### Dataset records:

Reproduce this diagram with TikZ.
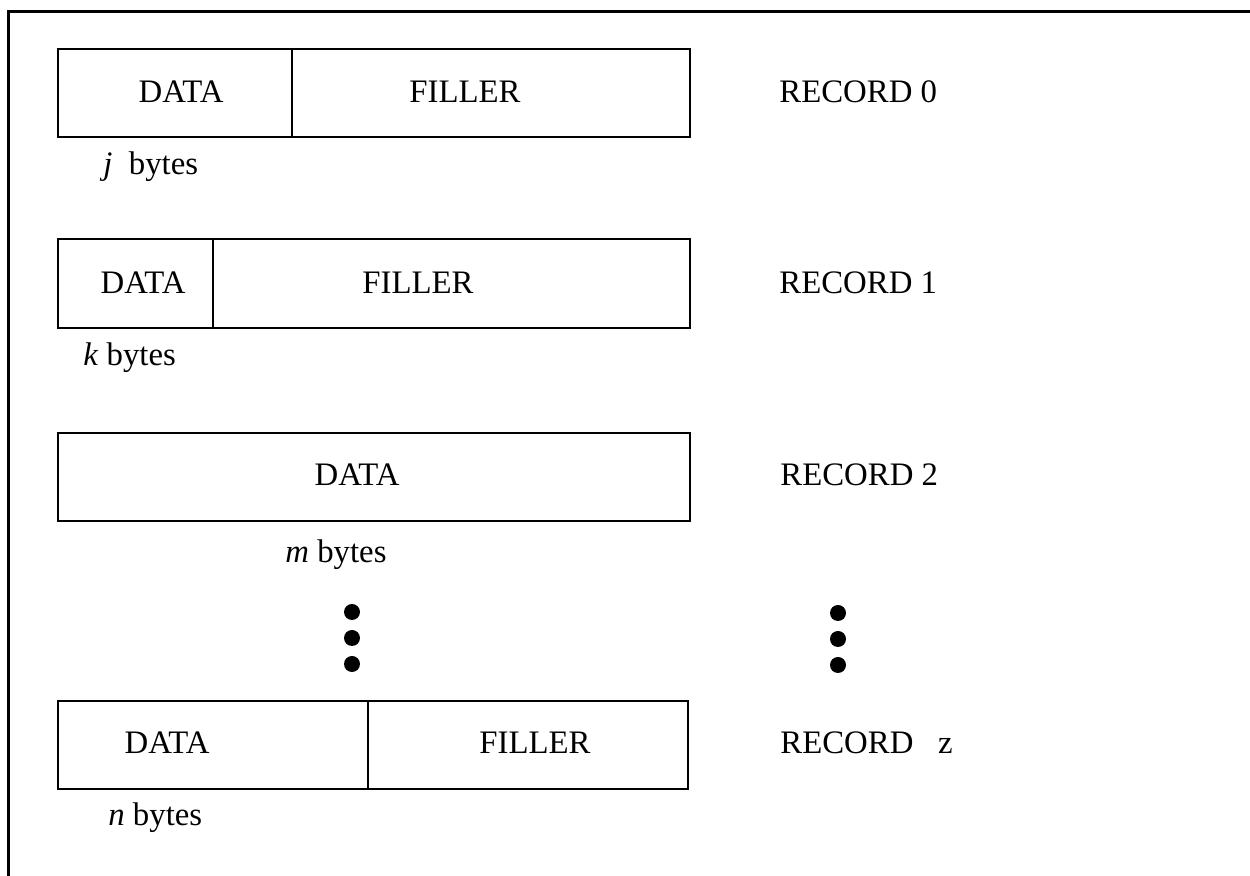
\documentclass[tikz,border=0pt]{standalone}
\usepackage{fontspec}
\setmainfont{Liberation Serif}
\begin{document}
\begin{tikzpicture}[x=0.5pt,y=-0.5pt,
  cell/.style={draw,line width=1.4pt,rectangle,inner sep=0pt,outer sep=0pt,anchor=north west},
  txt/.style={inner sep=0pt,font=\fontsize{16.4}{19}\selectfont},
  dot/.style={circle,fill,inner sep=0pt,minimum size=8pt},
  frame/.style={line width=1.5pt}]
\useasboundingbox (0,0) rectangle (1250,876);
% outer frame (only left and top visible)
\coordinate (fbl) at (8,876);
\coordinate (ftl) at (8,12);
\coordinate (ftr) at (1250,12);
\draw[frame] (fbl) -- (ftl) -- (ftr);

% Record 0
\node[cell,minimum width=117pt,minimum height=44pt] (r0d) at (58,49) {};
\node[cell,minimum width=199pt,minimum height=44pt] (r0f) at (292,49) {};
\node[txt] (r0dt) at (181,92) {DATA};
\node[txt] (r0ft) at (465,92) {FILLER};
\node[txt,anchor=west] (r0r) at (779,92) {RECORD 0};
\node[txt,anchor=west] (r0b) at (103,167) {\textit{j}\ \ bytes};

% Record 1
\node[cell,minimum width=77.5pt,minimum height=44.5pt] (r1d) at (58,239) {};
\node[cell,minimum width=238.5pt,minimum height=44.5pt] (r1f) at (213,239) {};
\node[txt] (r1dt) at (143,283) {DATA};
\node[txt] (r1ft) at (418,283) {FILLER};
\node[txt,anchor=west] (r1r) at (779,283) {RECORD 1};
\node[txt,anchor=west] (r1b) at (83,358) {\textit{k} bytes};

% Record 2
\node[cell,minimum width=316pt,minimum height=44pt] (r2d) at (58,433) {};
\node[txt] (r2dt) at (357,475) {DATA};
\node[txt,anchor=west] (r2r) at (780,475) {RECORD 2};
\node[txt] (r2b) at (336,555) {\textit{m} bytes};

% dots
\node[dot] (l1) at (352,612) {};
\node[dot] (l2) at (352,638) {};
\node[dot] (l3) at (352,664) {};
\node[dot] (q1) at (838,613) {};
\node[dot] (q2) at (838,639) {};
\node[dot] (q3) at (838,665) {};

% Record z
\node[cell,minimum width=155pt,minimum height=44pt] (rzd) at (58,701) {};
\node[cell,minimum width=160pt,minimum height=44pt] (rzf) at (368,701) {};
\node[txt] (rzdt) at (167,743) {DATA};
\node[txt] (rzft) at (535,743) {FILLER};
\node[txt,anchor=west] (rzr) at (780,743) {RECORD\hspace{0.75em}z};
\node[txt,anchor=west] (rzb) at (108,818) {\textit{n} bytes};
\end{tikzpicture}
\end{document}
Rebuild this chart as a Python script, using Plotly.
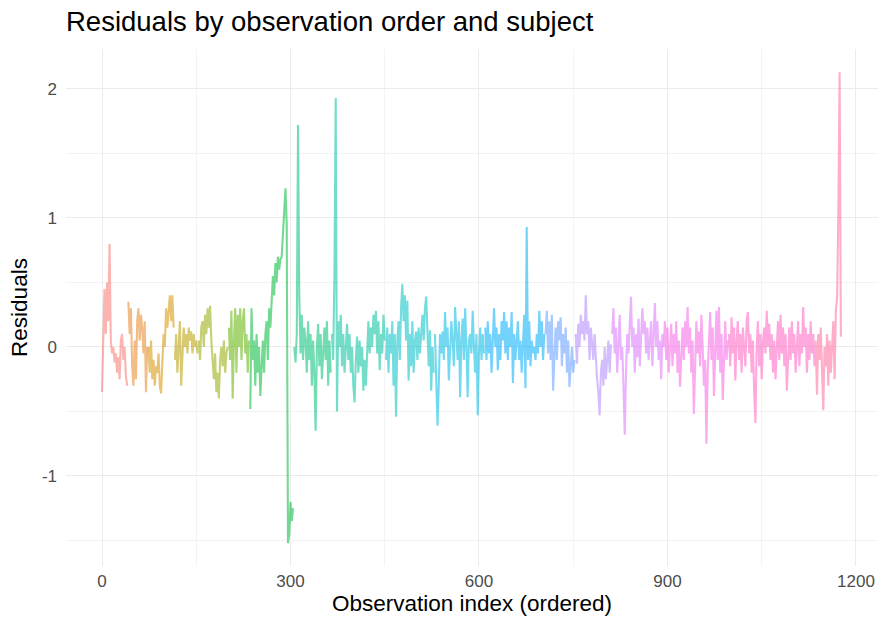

### Problem requirements:
All lines in the data that contain the word "this" should be copied.

### Full answer:
Reproduce this diagram with TikZ.
Rebuild this chart as a Python script, using Plotly.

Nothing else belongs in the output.